I have been a fan of the SIG P226 ever since I had a chance to test the now-discontinued USPSA editions. That is a turn-around for me, because I didn’t really care for the first SIG I ever spent serious trigger time behind.
Back in 1992, I used a borrowed SIG P226 to go through the Oakland Police Academy. I never really cared for it, but I could shoot it. It was accurate, and when not being fed the horrible reloads the academy gave us, completely reliable. But it never seemed to fit my hand right.
Fast-forward about 15 years and I got both versions of the USPSA-edition SIGs to test: the all-steel two-tone version, and the black with silver accents one with the standard aluminum frame. After competing with and carrying 1911s exclusively for over 10 years, I shot (and still shoot) everything with a thumb-high hold. I don’t know if it was that, or just the extra years behind a trigger, but when I put my hands on the SIGs this time, I liked it. They were obnoxiously accurate, of course, but they now felt good in my hand, like SIGs in the past didn’t. SIG has not changed the grip contour, so I suppose the change was in me.

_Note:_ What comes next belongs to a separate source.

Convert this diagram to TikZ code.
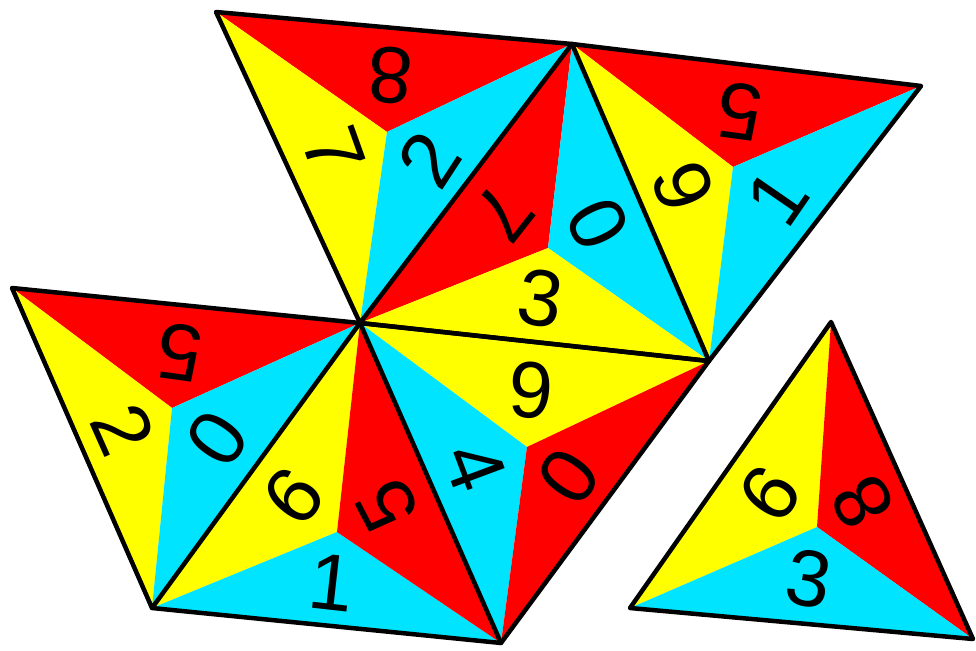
\documentclass[tikz,border=0pt]{standalone}
\usepackage{fontspec}
\setmainfont{Liberation Sans}
\usetikzlibrary{calc}
\definecolor{tred}{RGB}{255,0,0}
\definecolor{tyel}{RGB}{255,255,0}
\definecolor{tcya}{RGB}{0,228,255}
% #1 center, #2 vertex, #3 vertex, #4 colour
\newcommand\myfacet[4]{\fill[#4] (#1) -- (#2) -- (#3) -- cycle;}
% #1 name, #2 center, #3 vertex, #4 vertex, #5 text
\newcommand\mylabel[5]{%
  \path let \p1=(#2), \p2=($(#2)!0.54!($(#3)!0.5!(#4)$)$),
            \n1={atan2(\y1-\y2,\x1-\x2)-90} in
    node[dig, rotate=\n1] (#1) at (\p2) {#5};}
\begin{document}
\begin{tikzpicture}[x=1pt, y=-1pt,
  dig/.style={font=\fontsize{80}{80}\selectfont, inner sep=0pt},
  edge/.style={line width=4.5pt, line join=round, line cap=round, draw=black}]
\useasboundingbox (0,0) rectangle (976,650);
% vertices
\coordinate (A) at (216,12);
\coordinate (B) at (572,44);
\coordinate (C) at (921,86);
\coordinate (D) at (360,323);
\coordinate (E) at (709,361);
\coordinate (F) at (12,288);
\coordinate (G) at (152,608);
\coordinate (H) at (501,643);
\coordinate (P) at (831,322);
\coordinate (Q) at (630,608);
\coordinate (R) at (973,639);
% centres
\coordinate (c1) at (387,132);
\coordinate (c2) at (548,248);
\coordinate (c3) at (733,167);
\coordinate (c4) at (172,408);
\coordinate (c5) at (337,532);
\coordinate (c6) at (527,447);
\coordinate (c7) at (817,527);
% facets
\myfacet{c1}{A}{B}{tred}\myfacet{c1}{A}{D}{tyel}\myfacet{c1}{B}{D}{tcya}
\myfacet{c2}{B}{D}{tred}\myfacet{c2}{B}{E}{tcya}\myfacet{c2}{D}{E}{tyel}
\myfacet{c3}{B}{C}{tred}\myfacet{c3}{B}{E}{tyel}\myfacet{c3}{C}{E}{tcya}
\myfacet{c4}{F}{D}{tred}\myfacet{c4}{F}{G}{tyel}\myfacet{c4}{D}{G}{tcya}
\myfacet{c5}{D}{G}{tyel}\myfacet{c5}{G}{H}{tcya}\myfacet{c5}{D}{H}{tred}
\myfacet{c6}{D}{E}{tyel}\myfacet{c6}{D}{H}{tcya}\myfacet{c6}{E}{H}{tred}
\myfacet{c7}{P}{Q}{tyel}\myfacet{c7}{P}{R}{tred}\myfacet{c7}{Q}{R}{tcya}
% edges
\draw[edge] (A) -- (B) -- (D) -- cycle;
\draw[edge] (B) -- (E) -- (D);
\draw[edge] (B) -- (C) -- (E);
\draw[edge] (F) -- (D) -- (G) -- cycle;
\draw[edge] (G) -- (H) -- (D);
\draw[edge] (D) -- (E) -- (H);
\draw[edge] (P) -- (Q) -- (R) -- cycle;
% digits
\mylabel{t1a}{c1}{A}{B}{8}\mylabel{t1b}{c1}{A}{D}{7}\mylabel{t1c}{c1}{B}{D}{2}
\mylabel{t2a}{c2}{B}{D}{7}\mylabel{t2b}{c2}{B}{E}{0}\mylabel{t2c}{c2}{D}{E}{3}
\mylabel{t3a}{c3}{B}{C}{5}\mylabel{t3b}{c3}{B}{E}{9}\mylabel{t3c}{c3}{C}{E}{1}
\mylabel{t4a}{c4}{F}{D}{5}\mylabel{t4b}{c4}{F}{G}{2}\mylabel{t4c}{c4}{D}{G}{0}
\mylabel{t5a}{c5}{D}{G}{9}\mylabel{t5b}{c5}{G}{H}{1}\mylabel{t5c}{c5}{D}{H}{5}
\mylabel{t6a}{c6}{D}{E}{6}\mylabel{t6b}{c6}{D}{H}{4}\mylabel{t6c}{c6}{E}{H}{0}
\mylabel{t7a}{c7}{P}{Q}{9}\mylabel{t7b}{c7}{P}{R}{8}\mylabel{t7c}{c7}{Q}{R}{3}
\end{tikzpicture}
\end{document}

The all-steel SIG was great for competition, but a little heavy for carry. When not carrying my regular Glock, I would carry the aluminum-framed USPSA SIG. The more I spent with it, the more I tweaked it to my personal tastes. I swapped out the polymer recoil spring guide rod for a steel one from Gray Guns. I beveled the tight magazine well, put on thinner aluminum Hogue Extreme grips and changed out the sights with Trijicon HD night sights.
And I now realize that everything I did to “improve” my USPSA edition SIG comes standard on the new SIG P226 Elite Dark, plus a few others.

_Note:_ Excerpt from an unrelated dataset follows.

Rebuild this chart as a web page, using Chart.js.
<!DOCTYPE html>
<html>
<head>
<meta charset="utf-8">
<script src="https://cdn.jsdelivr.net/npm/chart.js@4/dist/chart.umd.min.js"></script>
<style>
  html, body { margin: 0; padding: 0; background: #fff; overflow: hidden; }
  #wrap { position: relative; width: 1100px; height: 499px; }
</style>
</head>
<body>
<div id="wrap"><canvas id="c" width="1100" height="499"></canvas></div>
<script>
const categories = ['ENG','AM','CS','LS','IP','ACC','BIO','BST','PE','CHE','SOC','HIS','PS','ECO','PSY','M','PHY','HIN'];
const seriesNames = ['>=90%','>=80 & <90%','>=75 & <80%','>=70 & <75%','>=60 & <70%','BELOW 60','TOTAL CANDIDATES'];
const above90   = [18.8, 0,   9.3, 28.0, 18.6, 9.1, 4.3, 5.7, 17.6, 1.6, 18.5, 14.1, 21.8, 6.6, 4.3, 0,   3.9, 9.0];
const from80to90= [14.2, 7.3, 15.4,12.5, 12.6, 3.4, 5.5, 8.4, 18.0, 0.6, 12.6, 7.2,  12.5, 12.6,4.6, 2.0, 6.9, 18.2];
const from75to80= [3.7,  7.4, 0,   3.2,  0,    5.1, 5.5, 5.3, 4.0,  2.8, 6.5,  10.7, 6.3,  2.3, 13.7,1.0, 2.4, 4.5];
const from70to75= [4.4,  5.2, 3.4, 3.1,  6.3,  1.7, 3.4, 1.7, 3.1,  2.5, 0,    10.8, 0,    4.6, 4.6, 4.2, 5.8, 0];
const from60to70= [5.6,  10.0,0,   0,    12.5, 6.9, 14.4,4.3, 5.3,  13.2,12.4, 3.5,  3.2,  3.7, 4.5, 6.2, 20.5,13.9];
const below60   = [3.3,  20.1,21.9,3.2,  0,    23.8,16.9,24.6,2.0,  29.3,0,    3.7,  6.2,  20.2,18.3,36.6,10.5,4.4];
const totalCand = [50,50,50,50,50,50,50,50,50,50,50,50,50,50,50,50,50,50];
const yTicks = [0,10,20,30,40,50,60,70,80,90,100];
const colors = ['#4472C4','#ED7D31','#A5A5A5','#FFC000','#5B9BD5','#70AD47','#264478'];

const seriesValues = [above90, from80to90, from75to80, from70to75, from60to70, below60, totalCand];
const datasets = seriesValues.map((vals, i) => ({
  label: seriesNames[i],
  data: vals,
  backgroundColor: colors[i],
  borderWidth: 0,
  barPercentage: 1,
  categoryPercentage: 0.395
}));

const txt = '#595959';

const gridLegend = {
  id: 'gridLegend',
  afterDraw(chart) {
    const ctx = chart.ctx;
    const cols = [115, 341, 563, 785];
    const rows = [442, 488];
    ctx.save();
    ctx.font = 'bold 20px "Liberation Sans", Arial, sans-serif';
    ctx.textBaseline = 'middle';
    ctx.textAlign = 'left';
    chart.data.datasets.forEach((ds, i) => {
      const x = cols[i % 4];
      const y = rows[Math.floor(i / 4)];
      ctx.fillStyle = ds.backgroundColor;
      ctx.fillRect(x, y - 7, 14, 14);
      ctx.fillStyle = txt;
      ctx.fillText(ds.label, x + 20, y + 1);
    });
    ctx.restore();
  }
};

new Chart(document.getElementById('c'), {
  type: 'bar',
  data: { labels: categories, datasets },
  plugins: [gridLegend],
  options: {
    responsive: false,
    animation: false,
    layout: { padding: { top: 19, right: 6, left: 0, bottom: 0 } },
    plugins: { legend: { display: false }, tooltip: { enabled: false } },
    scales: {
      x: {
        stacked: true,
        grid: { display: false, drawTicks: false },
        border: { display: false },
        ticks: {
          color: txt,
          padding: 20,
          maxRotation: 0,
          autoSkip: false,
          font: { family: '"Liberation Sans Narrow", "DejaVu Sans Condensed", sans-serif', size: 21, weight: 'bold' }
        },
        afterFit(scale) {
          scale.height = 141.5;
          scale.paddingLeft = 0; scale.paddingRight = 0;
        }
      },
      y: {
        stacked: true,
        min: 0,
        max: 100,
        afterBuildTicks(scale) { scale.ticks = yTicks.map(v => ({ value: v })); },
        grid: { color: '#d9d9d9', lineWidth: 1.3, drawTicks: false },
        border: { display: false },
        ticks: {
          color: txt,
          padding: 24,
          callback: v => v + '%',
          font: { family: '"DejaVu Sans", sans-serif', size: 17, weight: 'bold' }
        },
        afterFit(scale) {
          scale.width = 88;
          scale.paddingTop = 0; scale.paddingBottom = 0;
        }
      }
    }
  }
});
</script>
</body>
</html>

The Elite series from SIG is easily recognizable by the beavertail on the frame. SIGs sit pretty high in the hand, and I don’t think anyone who doesn’t play for the NBA would have an issue with hammer bite, but that beavertail adds to the looks and coolness factor in the pistol in a way that can’t be measured.
What isn’t just for looks are the forward cocking serrations of the slide. You may not use them, but I and a lot of other people prefer to work the slide from the front, and for that forward cocking serrations are a must. I only wish Glocks came with them.
SIG Elite guns come with checkering on the front of the frame and trigger guard. As soon as I picked up the Elite Dark, I noticed that the checkering seemed more aggressive than on my USPSA edition, and I compared the two. Sometime in the last few years, the engineers at SIG changed the checkering; instead of the (approximately) 30-lpi of the USPSA edition, the Elite Dark has what looks to be 25-lpi checkering on the front strap and trigger guard, and the checkering on the trigger guard covers more area. Full-size 9mm autos don’t have much recoil, and SIGs have less recoil than most, but it’s still nice to be ensured a secure grip even if your hands are sweaty.
The SIG engineers have also apparently redesigned the 226 extractor, because the one on the Elite Dark is about four times the size of what I’m used to seeing on the P226. Bigger extractors are always better.
It is named the “Elite Dark” because it is entirely blacked out, unlike my USPSA SIG, which has hardchromed controls and grip screws. Standard on the model are thin aluminum grips with an aggressive pattern. I prefer thin grips on the 226 because my hands are not big. While SIG does make “enhanced” guns with reduced grip circumference, the profile of those frames tends to move the shooter’s hand even further down on the gun, exactly what you don’t want on a gun that already has a high bore.
The pistol comes equipped with SIGLITE night sights. These consist of a dovetailed front and an MMC-type fully adjustable rear protected by beefy ears. The polymer recoil spring guide rod of the USPSA models has been replaced by a steel model.
The magazine well is slightly beveled, but it is still tighter than I would like. The pistol is supplied with two 15-round magazines. Other than buying more magazines, the only thing I would do to this pistol before carrying it is put in a reduced power hammer spring. The trigger pull on the Elite Dark was good and about as advertised by SIG (10-pound DA/4-pound SA). The single action was nice and crisp. However, SIGs are very oversprung, and a 17-pound hammer spring from Wolff should reduce the DA pull by 2 pounds and the SA pull by at least a pound, all without affecting reliability.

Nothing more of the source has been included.